## PROBLEM REQUIREMENTS
Show each line that has the string "this" in it.

## SUPPLIED DATA
----------------
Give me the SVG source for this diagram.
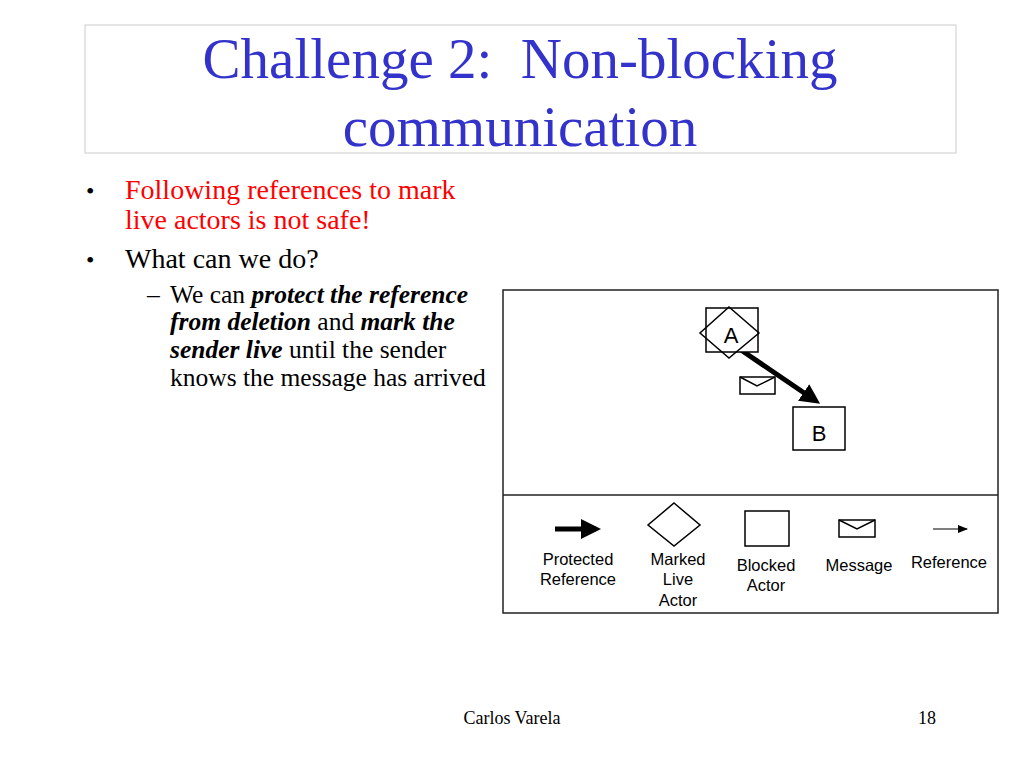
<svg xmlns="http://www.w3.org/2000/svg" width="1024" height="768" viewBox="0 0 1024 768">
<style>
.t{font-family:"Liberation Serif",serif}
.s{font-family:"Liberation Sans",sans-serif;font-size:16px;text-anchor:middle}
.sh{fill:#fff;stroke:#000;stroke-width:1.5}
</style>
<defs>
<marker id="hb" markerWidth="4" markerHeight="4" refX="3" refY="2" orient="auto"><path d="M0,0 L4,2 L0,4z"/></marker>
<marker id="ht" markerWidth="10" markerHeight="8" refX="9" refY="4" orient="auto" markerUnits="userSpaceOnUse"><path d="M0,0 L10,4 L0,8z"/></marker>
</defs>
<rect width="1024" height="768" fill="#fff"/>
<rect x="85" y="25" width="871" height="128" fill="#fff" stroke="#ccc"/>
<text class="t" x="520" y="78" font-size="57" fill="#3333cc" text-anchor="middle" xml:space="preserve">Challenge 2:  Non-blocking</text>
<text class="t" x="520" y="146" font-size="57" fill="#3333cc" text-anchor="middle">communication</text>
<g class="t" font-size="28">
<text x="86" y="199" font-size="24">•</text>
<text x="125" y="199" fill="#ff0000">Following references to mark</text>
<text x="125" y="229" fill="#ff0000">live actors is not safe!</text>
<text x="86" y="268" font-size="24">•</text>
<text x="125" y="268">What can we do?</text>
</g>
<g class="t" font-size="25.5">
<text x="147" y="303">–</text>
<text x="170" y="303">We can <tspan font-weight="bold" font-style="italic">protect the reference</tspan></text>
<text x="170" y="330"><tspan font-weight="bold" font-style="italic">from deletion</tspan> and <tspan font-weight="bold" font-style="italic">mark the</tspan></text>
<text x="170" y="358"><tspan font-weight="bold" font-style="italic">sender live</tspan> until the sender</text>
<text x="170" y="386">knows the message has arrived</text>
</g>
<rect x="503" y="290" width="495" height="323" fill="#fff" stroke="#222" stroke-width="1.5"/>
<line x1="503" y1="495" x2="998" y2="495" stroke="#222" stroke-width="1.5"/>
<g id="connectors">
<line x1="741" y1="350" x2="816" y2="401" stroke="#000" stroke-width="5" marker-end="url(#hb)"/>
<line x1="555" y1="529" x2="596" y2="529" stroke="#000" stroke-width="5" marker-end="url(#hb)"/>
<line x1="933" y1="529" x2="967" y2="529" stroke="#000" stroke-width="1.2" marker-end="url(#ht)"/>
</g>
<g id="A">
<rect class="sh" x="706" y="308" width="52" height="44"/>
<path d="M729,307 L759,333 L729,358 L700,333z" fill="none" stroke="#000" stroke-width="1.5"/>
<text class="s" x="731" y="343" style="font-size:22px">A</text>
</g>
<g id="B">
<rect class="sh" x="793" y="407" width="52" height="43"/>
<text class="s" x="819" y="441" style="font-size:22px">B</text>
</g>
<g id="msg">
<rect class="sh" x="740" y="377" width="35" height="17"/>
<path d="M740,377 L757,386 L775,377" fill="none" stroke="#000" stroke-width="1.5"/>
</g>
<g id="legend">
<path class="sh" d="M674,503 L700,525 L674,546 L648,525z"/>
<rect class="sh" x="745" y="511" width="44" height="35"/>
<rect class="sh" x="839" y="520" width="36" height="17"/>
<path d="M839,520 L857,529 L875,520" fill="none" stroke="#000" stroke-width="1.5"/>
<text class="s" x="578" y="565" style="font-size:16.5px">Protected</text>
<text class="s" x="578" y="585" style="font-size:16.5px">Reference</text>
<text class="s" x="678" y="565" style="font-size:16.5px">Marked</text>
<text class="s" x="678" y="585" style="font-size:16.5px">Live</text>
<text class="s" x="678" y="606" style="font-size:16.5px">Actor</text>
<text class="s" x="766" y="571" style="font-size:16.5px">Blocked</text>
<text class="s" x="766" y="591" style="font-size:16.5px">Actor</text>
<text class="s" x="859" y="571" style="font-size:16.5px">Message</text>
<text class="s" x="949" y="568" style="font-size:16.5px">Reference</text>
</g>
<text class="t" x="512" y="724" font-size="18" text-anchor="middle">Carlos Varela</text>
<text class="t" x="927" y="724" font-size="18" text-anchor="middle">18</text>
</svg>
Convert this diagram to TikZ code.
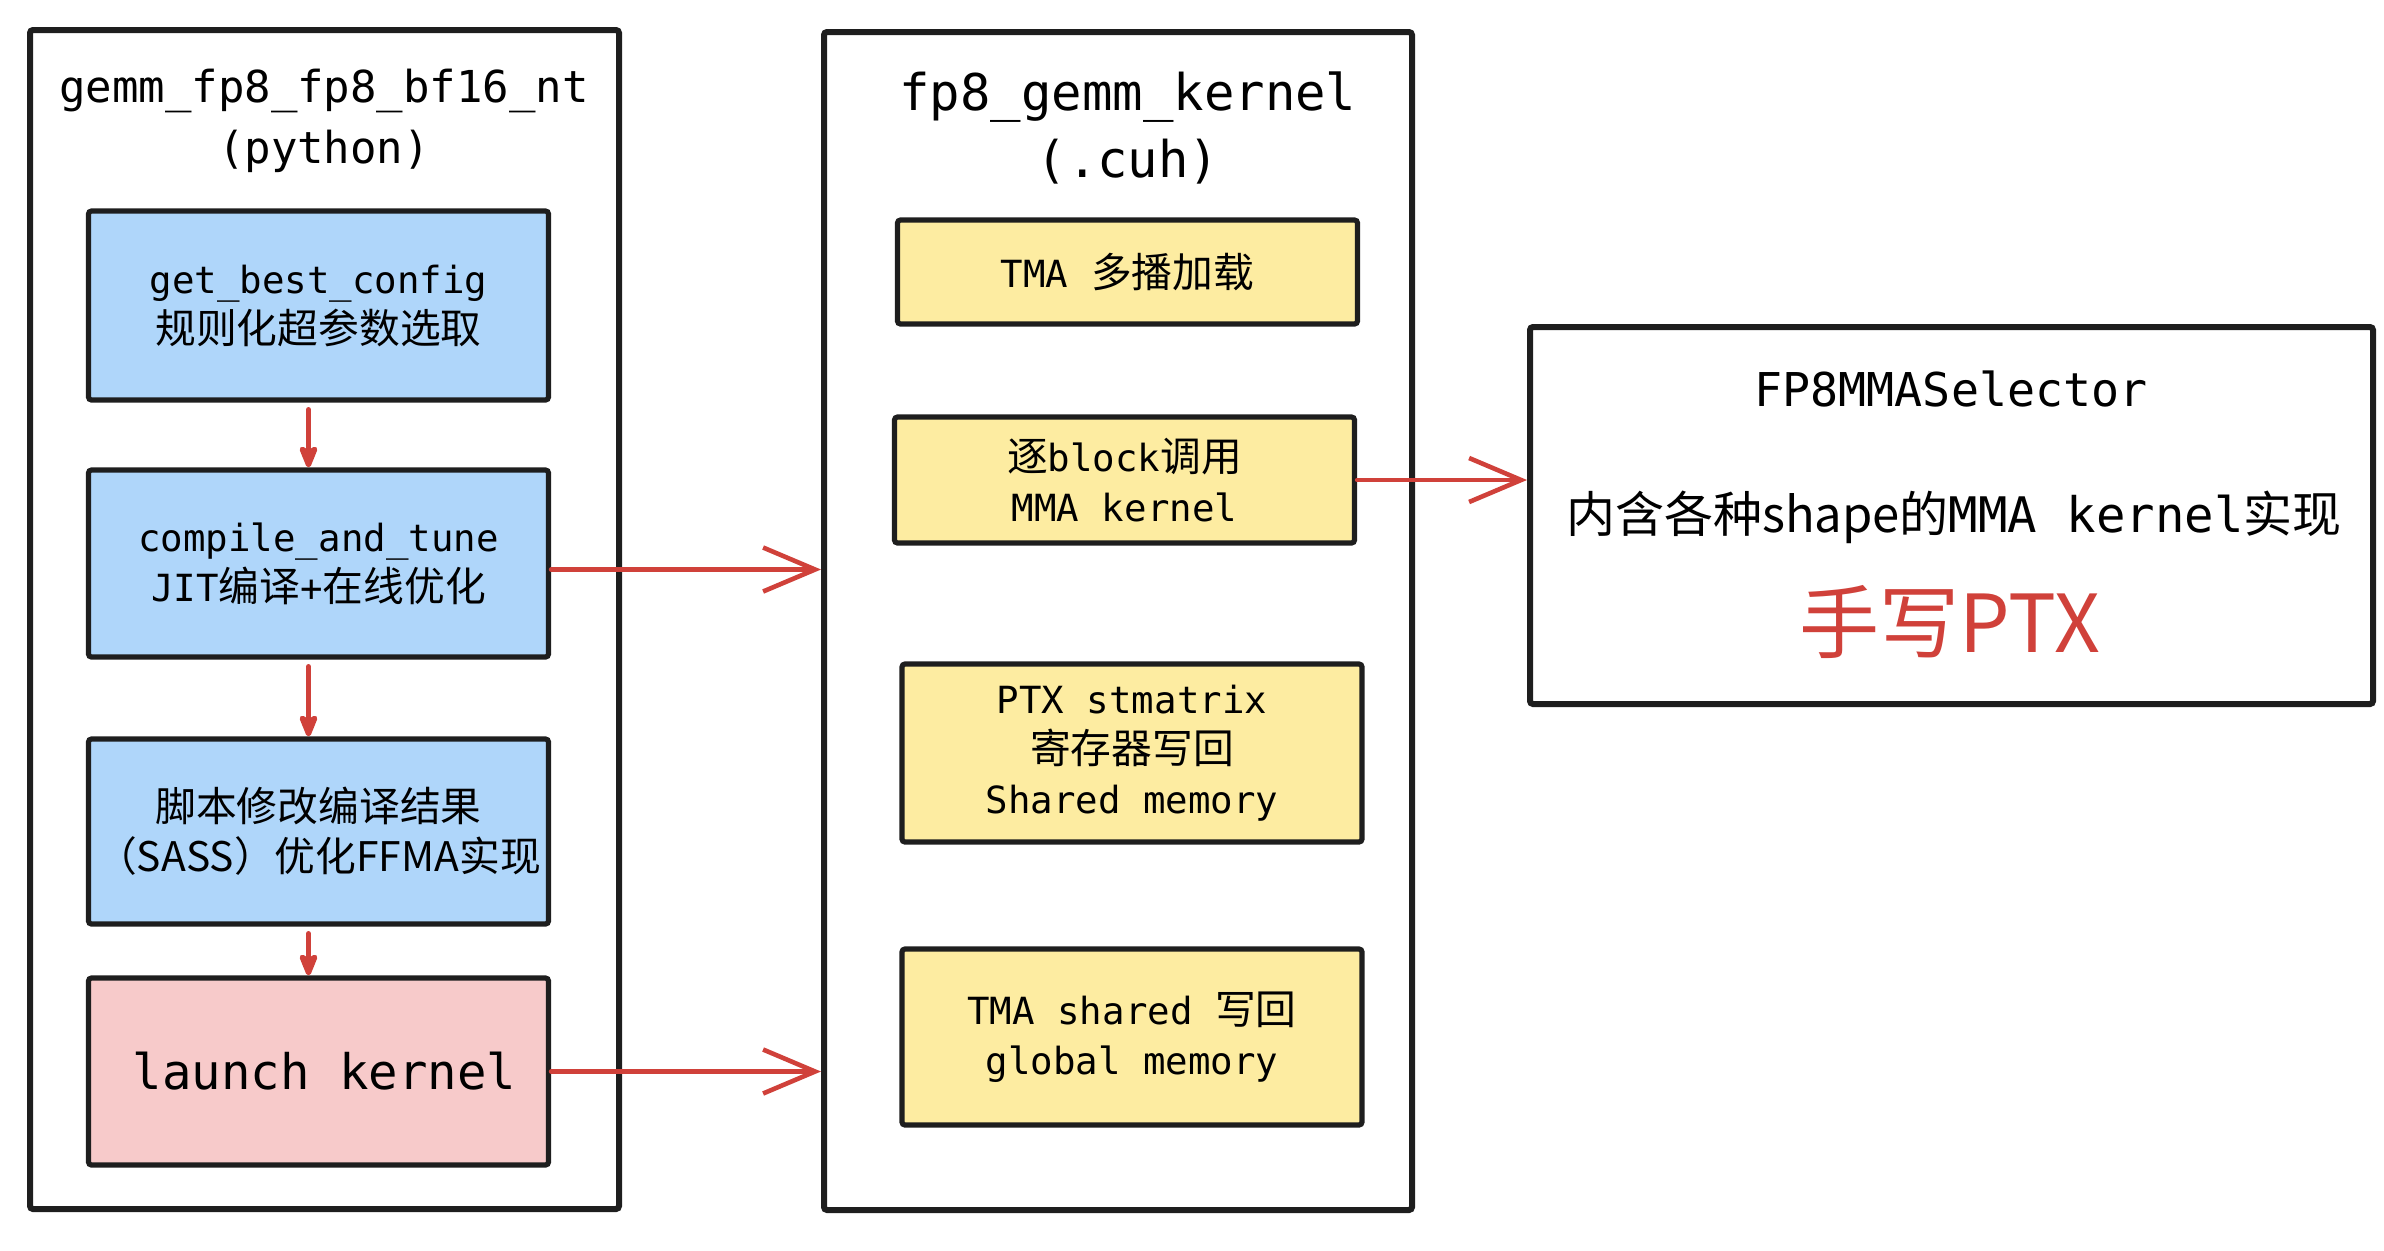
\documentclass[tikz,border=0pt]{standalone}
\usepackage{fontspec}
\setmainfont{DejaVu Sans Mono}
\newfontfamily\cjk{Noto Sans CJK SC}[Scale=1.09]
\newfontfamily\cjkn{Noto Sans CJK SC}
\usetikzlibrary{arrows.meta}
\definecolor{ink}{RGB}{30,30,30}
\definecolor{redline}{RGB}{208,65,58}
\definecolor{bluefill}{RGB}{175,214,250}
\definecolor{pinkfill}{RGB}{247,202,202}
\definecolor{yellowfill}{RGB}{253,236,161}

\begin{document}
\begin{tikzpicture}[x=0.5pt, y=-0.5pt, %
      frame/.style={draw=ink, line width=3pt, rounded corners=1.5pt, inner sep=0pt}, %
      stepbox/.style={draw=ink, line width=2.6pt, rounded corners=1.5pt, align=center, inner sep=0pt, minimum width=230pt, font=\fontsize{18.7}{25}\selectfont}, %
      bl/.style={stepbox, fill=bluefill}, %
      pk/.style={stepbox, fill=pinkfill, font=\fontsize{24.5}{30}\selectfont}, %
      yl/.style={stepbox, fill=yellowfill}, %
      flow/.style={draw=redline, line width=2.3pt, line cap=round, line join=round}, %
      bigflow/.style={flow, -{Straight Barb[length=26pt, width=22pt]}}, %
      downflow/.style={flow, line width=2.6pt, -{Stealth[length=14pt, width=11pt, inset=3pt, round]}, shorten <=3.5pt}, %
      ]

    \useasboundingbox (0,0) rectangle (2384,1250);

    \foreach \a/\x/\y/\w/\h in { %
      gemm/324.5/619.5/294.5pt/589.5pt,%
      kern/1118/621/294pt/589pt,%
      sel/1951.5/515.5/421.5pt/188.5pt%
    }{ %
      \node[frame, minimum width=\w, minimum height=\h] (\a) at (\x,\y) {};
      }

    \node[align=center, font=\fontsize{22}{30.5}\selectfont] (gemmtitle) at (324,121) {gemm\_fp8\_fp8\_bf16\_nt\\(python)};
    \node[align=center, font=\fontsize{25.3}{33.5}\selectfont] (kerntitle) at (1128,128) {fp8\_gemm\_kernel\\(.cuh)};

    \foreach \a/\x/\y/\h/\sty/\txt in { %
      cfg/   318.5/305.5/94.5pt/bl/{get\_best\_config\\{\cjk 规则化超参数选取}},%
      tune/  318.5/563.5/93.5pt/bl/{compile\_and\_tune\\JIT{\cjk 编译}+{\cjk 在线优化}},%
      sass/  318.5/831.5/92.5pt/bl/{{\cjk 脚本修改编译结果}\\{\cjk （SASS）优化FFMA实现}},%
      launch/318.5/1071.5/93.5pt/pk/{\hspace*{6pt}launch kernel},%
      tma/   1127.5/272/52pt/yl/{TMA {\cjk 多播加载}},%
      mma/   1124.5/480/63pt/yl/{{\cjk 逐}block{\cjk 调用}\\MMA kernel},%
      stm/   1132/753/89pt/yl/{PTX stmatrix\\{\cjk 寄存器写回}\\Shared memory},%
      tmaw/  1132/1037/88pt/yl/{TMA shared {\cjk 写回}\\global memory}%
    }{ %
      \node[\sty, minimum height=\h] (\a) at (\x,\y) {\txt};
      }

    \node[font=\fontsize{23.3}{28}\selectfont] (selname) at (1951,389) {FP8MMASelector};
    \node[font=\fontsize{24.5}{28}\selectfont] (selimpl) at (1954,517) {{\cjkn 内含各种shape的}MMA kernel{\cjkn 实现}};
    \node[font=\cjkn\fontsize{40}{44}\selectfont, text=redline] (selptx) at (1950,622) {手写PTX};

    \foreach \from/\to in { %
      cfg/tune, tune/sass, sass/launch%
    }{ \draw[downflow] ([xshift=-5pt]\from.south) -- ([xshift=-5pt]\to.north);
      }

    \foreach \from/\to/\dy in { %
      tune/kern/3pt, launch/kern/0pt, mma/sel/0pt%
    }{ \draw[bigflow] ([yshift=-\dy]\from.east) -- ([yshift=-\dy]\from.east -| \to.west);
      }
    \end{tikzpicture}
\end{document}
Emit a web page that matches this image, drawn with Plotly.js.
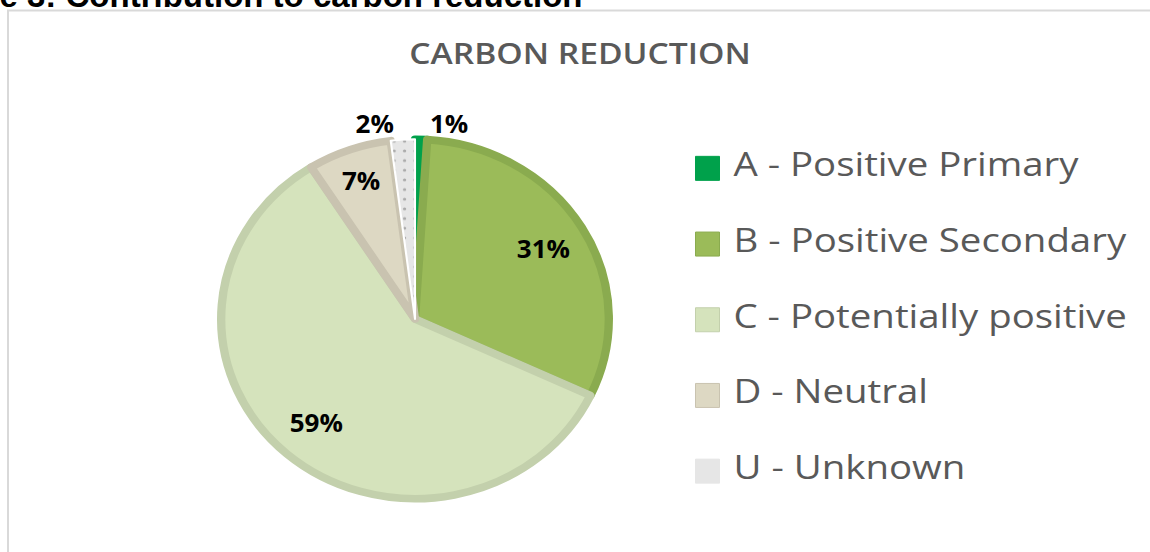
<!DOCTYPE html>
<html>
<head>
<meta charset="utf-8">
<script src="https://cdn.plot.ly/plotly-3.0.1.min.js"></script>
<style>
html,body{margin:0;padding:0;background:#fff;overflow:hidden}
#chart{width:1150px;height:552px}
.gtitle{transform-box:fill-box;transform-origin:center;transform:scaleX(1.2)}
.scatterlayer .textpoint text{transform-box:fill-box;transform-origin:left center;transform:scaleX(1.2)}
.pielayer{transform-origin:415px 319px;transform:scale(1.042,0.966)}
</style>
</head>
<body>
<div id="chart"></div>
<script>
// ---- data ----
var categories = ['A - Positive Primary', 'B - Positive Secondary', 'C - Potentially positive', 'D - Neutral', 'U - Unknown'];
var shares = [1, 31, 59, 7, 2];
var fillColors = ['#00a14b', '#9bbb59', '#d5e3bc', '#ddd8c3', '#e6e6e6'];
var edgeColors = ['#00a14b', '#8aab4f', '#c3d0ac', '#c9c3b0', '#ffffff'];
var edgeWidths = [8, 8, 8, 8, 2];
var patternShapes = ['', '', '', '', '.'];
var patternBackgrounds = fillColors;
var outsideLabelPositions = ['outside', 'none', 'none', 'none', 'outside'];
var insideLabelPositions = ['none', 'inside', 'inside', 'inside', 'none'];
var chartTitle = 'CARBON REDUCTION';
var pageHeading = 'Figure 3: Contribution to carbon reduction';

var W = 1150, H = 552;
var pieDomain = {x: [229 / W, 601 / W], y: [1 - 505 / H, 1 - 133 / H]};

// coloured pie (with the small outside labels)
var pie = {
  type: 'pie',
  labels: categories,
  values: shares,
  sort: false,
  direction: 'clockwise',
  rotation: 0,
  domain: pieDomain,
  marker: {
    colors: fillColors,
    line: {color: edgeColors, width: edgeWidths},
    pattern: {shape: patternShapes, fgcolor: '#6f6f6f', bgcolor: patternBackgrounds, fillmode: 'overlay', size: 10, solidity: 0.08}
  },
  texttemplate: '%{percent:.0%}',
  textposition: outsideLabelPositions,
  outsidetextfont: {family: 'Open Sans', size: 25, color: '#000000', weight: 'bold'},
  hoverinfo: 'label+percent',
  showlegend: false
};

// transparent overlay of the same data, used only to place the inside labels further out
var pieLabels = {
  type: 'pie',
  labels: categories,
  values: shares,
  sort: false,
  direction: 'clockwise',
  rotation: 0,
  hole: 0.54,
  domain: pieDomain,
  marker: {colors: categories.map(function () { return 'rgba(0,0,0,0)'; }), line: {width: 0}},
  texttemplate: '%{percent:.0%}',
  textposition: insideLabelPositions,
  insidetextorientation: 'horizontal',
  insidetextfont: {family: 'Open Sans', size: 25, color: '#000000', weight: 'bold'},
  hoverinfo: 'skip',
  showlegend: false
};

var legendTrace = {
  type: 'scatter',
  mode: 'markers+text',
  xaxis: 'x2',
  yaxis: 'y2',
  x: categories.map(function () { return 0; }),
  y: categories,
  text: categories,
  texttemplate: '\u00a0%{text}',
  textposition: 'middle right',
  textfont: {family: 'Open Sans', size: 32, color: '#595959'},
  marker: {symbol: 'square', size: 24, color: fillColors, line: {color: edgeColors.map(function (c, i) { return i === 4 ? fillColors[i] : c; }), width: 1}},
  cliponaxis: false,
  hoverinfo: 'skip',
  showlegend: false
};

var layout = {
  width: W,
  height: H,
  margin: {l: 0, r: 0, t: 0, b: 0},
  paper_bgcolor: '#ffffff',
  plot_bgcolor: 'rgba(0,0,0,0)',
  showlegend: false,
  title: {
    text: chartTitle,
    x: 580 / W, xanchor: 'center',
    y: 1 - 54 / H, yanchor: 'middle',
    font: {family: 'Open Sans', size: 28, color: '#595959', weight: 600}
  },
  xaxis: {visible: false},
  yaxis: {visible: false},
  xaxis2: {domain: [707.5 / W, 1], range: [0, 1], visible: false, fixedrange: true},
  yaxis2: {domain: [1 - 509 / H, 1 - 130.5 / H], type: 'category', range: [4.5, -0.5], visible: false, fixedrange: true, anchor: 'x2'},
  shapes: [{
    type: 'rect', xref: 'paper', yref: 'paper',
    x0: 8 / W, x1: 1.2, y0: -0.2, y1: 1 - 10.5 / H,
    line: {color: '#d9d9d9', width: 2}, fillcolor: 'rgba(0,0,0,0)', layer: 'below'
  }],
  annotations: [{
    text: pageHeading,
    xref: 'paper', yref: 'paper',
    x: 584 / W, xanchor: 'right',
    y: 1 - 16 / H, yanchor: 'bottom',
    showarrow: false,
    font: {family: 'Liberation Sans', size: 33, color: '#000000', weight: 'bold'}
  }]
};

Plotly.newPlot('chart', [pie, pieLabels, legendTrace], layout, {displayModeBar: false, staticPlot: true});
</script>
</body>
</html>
----------------
## RESULT BELOW
Give me the SVG source for this diagram.
Convert this diagram to TikZ code.
Emit a web page that matches this image, drawn with Plotly.js.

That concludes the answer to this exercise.